Onu e Nato che fine hanno fatto?
L’Onu parla per quel che può, ma, come l’Europa, non trova accordi a livello di Consiglio di Sicurezza. A dimostrazione che vanno modificati i meccanismi e le strutture. Di fronte a un caso così esplicito che l’Onu si auto escluda è grave. La Nato è peggio. È un’alleanza diretta che oggi vede un Paese che fa qualcosa di inconciliabile con le carte e il senso dell’Alleanza. La Nato non può tollerare che la Turchia faccia quello che sta facendo magari assoldando bande di tagliagole.

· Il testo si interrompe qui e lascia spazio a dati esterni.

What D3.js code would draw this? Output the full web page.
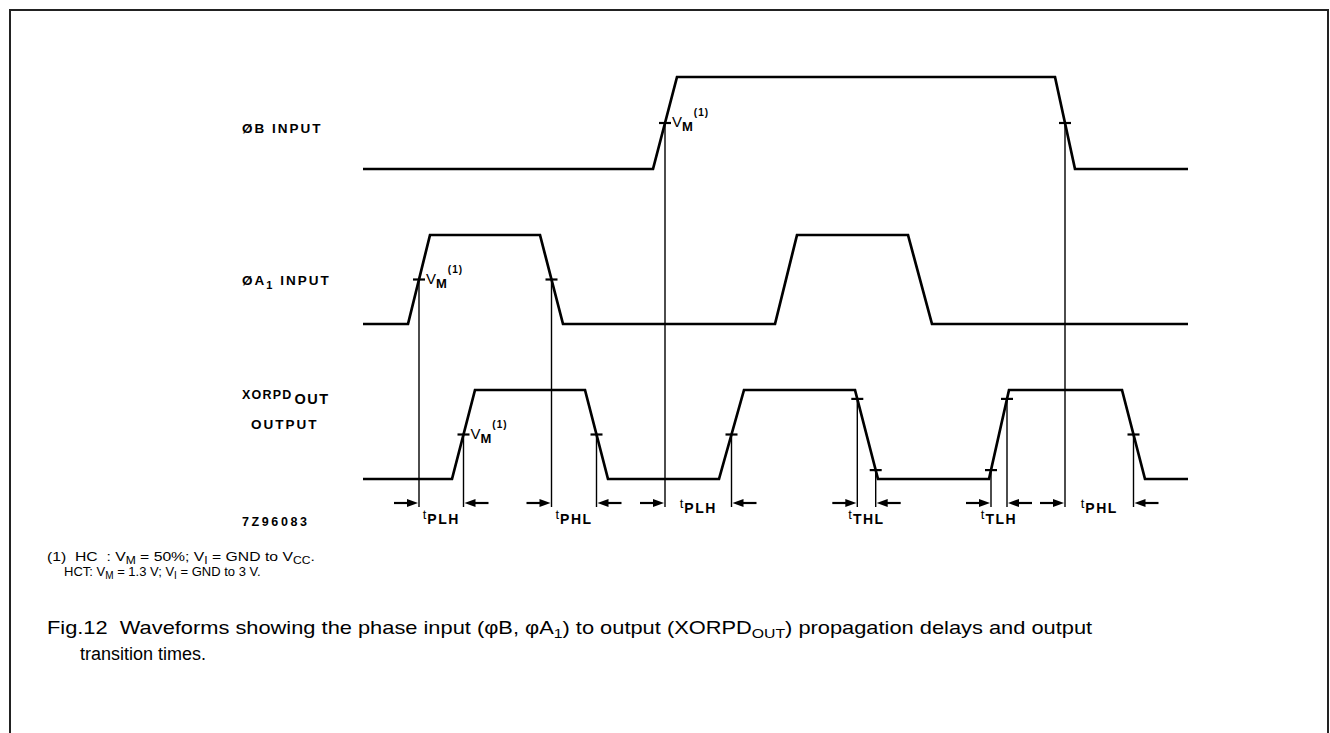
<!DOCTYPE html>
<html><head><meta charset="utf-8">
<script src="https://cdn.jsdelivr.net/npm/d3@7"></script>
<style>
html,body{margin:0;padding:0;background:#fff;}
svg{display:block;}
text{white-space:pre;}
.lbl{font-family:"Liberation Sans",Arial,sans-serif;font-weight:bold;font-size:13.5px;letter-spacing:2px;fill:#000;}
.note{font-family:"Liberation Sans",Arial,sans-serif;font-size:13px;fill:#000;}
.cap{font-family:"Liberation Sans",Arial,sans-serif;font-size:18px;fill:#000;}
</style></head><body>
<script>
// ---- data ----
const signalNames = ["ØB", "ØA", "XORPD"];
// waveform breakpoints (time units) and logic levels (0 = low, 1 = high)
const timesB   = [0, 290, 314, 692, 712, 825];
const levelsB  = [0, 0, 1, 1, 0, 0];
const timesA1  = [0, 45, 67, 177, 200, 412, 434, 545, 569, 825];
const levelsA1 = [0, 0, 1, 1, 0, 0, 1, 1, 0, 0];
const timesX   = [0, 89, 112, 222, 245, 356, 381, 492, 515, 626, 646, 759, 782, 825];
const levelsX  = [0, 0, 1, 1, 0, 0, 1, 1, 0, 0, 1, 1, 0, 0];
// measurement markers: signal index, time, fraction of swing
const markSignal = [0, 0, 1, 1, 2, 2, 2, 2, 2, 2, 2, 2];
const markTime   = [302, 702, 56, 188.5, 100.5, 233.5, 368.5, 494.3, 512.7, 628, 644, 770.5];
const markLevel  = [0.5, 0.5, 0.5, 0.5, 0.5, 0.5, 0.5, 0.9, 0.1, 0.1, 0.9, 0.5];
const vmMarks    = [0, 2, 4];            // markers annotated with V_M(1)
// timing intervals: from marker, to marker, label subscript
const intFrom  = [2, 3, 0, 7, 9, 1];
const intTo    = [4, 5, 6, 8, 10, 11];
const intLabel = ["PLH", "PHL", "PLH", "THL", "TLH", "PHL"];

// ---- layout ----
const W = 1330, H = 733;
const svg = d3.select("body").append("svg").attr("width", W).attr("height", H);
svg.append("rect").attr("x", 10).attr("y", 10).attr("width", 1318).attr("height", 800)
  .attr("fill", "none").attr("stroke", "#222").attr("stroke-width", 2);

const x = d3.scaleLinear().domain([0, 825]).range([363, 1188]);
const yScales = [
  d3.scaleLinear().domain([0, 1]).range([169, 77]),
  d3.scaleLinear().domain([0, 1]).range([324, 235]),
  d3.scaleLinear().domain([0, 1]).range([479, 390])
];
const series = [
  d3.zip(timesB, levelsB),
  d3.zip(timesA1, levelsA1),
  d3.zip(timesX, levelsX)
];
const arrowY = 503, vBottom = 507;
const FF = "Liberation Sans,Arial,sans-serif";

// vertical reference lines
markTime.forEach((t, i) => {
  const y = yScales[markSignal[i]];
  svg.append("line").attr("x1", x(t)).attr("x2", x(t))
    .attr("y1", y(markLevel[i])).attr("y2", vBottom)
    .attr("stroke", "#000").attr("stroke-width", 1.4);
});

// waveforms
series.forEach((s, i) => {
  const line = d3.line().x(d => x(d[0])).y(d => yScales[i](d[1]));
  svg.append("path").attr("d", line(s)).attr("fill", "none")
    .attr("stroke", "#000").attr("stroke-width", 2.7).attr("stroke-linejoin", "miter");
});

// marker ticks
markTime.forEach((t, i) => {
  const y = yScales[markSignal[i]](markLevel[i]);
  svg.append("line").attr("x1", x(t) - 6).attr("x2", x(t) + 6)
    .attr("y1", y).attr("y2", y).attr("stroke", "#000").attr("stroke-width", 2.2);
});

// V_M labels
vmMarks.forEach(i => {
  const t = markTime[i];
  const y = yScales[markSignal[i]](markLevel[i]);
  const tx = svg.append("text").attr("x", x(t) + 7).attr("y", y + 4)
    .style("font-family", FF).style("fill", "#000");
  tx.append("tspan").text("V").style("font-size", "15px");
  tx.append("tspan").text("M").attr("dy", 4).style("font-size", "13px").style("font-weight", "bold");
  tx.append("tspan").text("(1)").attr("dx", 1).attr("dy", -15).style("font-size", "10px")
    .style("font-weight", "bold").style("letter-spacing", "1px");
});

// arrows
function arrow(xt, dir) {
  svg.append("line").attr("x1", xt - dir * 24).attr("x2", xt - dir * 6)
    .attr("y1", arrowY).attr("y2", arrowY).attr("stroke", "#000").attr("stroke-width", 2.2);
  svg.append("path")
    .attr("d", `M${xt},${arrowY} L${xt - dir * 11},${arrowY - 4} L${xt - dir * 11},${arrowY + 4} Z`)
    .attr("fill", "#000");
}
intFrom.forEach((a, k) => {
  const x1 = x(markTime[a]), x2 = x(markTime[intTo[k]]);
  arrow(x1 - 1, 1);
  arrow(x2 + 1, -1);
  const cx = (x1 + x2) / 2;
  const wide = (x2 - x1) > 60;
  const by = wide ? 508 : 519;
  const tx = svg.append("text").attr("x", cx).attr("y", by).attr("text-anchor", "middle")
    .style("font-family", FF).style("fill", "#000");
  tx.append("tspan").text("t").style("font-size", "13px");
  tx.append("tspan").text(intLabel[k]).attr("dx", 1).attr("dy", 5).style("font-size", "14px")
    .style("font-weight", "bold").style("letter-spacing", "1.5px");
});

// signal labels
svg.append("text").attr("class", "lbl").attr("x", 242).attr("y", 133).text(signalNames[0] + " INPUT");
const la = svg.append("text").attr("class", "lbl").attr("x", 242).attr("y", 285);
la.append("tspan").text(signalNames[1]);
la.append("tspan").text("1").attr("dy", 4).style("font-size", "11px");
la.append("tspan").text(" INPUT").attr("dy", -4);
const lx = svg.append("text").attr("class", "lbl").attr("x", 242).attr("y", 399);
lx.append("tspan").text(signalNames[2]).style("font-size", "12.5px").style("letter-spacing", "1.2px");
lx.append("tspan").text("OUT").attr("dx", 2).attr("dy", 5).style("font-size", "14.5px").style("letter-spacing", "1.5px");
svg.append("text").attr("class", "lbl").attr("x", 251).attr("y", 429).text("OUTPUT");
svg.append("text").attr("class", "lbl").attr("x", 242).attr("y", 526)
  .style("font-size", "12.5px").style("letter-spacing", "2.6px").text("7Z96083");

// stretch a text element horizontally to a target right edge
function fitTo(sel, x0, xEnd) {
  const w = sel.node().getComputedTextLength();
  const sx = (xEnd - x0) / w;
  sel.attr("transform", `translate(${x0},0) scale(${sx},1) translate(${-x0},0)`);
}

// footnote
function sub(t, s, dy) { t.append("tspan").text(s).attr("dy", dy).style("font-size", "10px"); }
const n1 = svg.append("text").attr("class", "note").attr("x", 47).attr("y", 561);
n1.append("tspan").text("(1)  HC  : V");
sub(n1, "M", 3);
n1.append("tspan").text(" = 50%; V").attr("dy", -3);
sub(n1, "I", 3);
n1.append("tspan").text(" = GND to V").attr("dy", -3);
sub(n1, "CC", 3);
n1.append("tspan").text(".").attr("dy", -3);
fitTo(n1, 47, 315);
const n2 = svg.append("text").attr("class", "note").attr("x", 64).attr("y", 576);
n2.append("tspan").text("HCT: V");
sub(n2, "M", 3);
n2.append("tspan").text(" = 1.3 V; V").attr("dy", -3);
sub(n2, "I", 3);
n2.append("tspan").text(" = GND to 3 V.").attr("dy", -3);

// caption
const c1 = svg.append("text").attr("class", "cap").attr("x", 47).attr("y", 634);
c1.append("tspan").text("Fig.12  Waveforms showing the phase input (φB, φA");
c1.append("tspan").text("1").attr("dy", 4).style("font-size", "13px");
c1.append("tspan").text(") to output (XORPD").attr("dy", -4);
c1.append("tspan").text("OUT").attr("dy", 4).style("font-size", "13px");
c1.append("tspan").text(") propagation delays and output").attr("dy", -4);
fitTo(c1, 47, 1093);
svg.append("text").attr("class", "cap").attr("x", 80).attr("y", 660).text("transition times.");
</script>
</body></html>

Se la Nato è un’alleanza per la democrazia e i diritti, deve imporsi. Non può accettare che ci siano Paesi che fanno quello che vogliono. In alternativa dicano di essere solo un’alleanza per il predominio militare e getti la maschera.
Oltre al blocco militare che altro si può fare?
Le soluzioni dei conflitti non sono semplici. E questo conflitto è solo una delle espressioni di un contesto molto complesso in cui abbiamo il doppio vulnus di Siria e Iraq. L’invasione della Turchia non è un fatto a sé stante e isolato. L’unico modo è che le grandi potenze, Stati Uniti, Russia Cina e Europa, decidano di imporsi e bloccare le escalation. E poi diano voce alla società civile. I popoli non vogliono la guerra. È a loro che bisogna dare voce.